Worth reading is Cardinal Tauran’s description of the interfaith activity of the Catholic Church which he gave while in Kenya recently. Tauran is the current president of the Pontifical Council for Interreligious Dialogue at the Vatican, so he knows what he is talking about.
Here is the interesting bit:
4. The new thrust of inter-religious dialogue
My dear friends, as you may know, inter-religious dialogue takes different forms:… dialogue of life, dialogue of cooperation, dialogue of theological discourse and dialogues of spiritualities. The penultimate (dialogue of theological discourse) is often postponed to the future. In the Pontificate of Pope Benedict XVI, that future is now.
Up till recently, discussions and praxis of inter-religious dialogue have focused on the common spiritual bonds which Christians share with other believers. By emphasising these bonds, Popes Paul VI and John Paul II, have constructed bridges of understanding between Christianity and other religions. The perceptible direction of Pope Benedict XVI is that, building on what his predecessors have put in place, he is now leading the Church to cross that bridge. Whereas other highlighted the common elements we share, he wants to emphasize, by use of reason, the distinctiveness of the Christian faith.
Together with other believers we walk in search of the truth. We should be prepared to ask difficult questions. Partners in dialogue must be open to talk about those issues not often put on the table: religious liberty, freedom of conscience, reciprocity, conversion, religious extremism, etc.
That kind of puts things (such as the Regensburg speech and the Good Friday prayer) in a certain perspective, doesn’t it?

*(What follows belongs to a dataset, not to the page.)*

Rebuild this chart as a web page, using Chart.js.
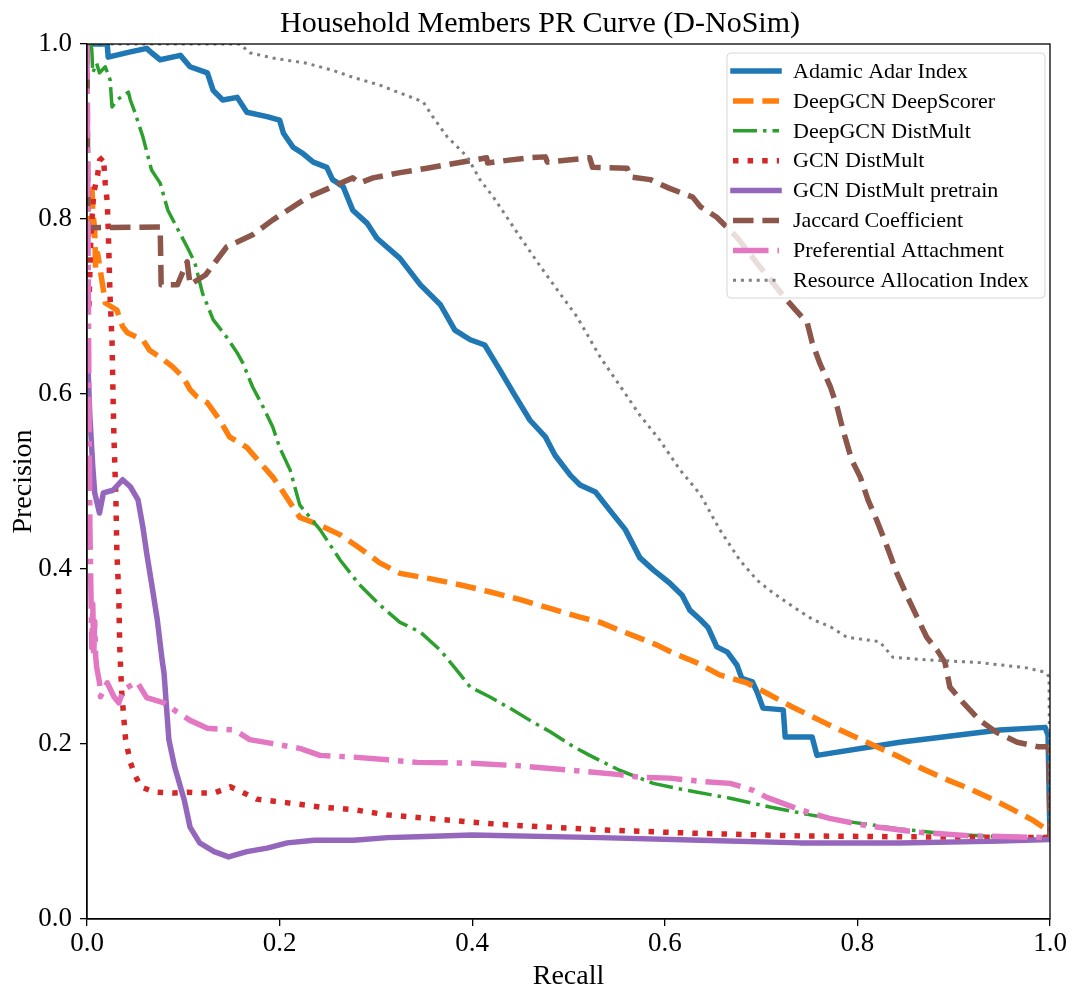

It is also entirely of a piece with Papa Benny’s own words to the gathering of Interreligious leaders in the US, when he said:
There is a further point I wish to touch upon here. I have noticed a growing interest among governments to sponsor programs intended to promote interreligious and intercultural dialogue. These are praiseworthy initiatives. At the same time, religious freedom, interreligious dialogue and faith-based education aim at something more than a consensus regarding ways to implement practical strategies for advancing peace. The broader purpose of dialogue is to discover the truth. What is the origin and destiny of mankind? What are good and evil? What awaits us at the end of our earthly existence? Only by addressing these deeper questions can we build a solid basis for the peace and security of the human family, for “wherever and whenever men and women are enlightened by the splendor of truth, they naturally set out on the path of peace” (Message for the 2006 World Day of Peace, 3).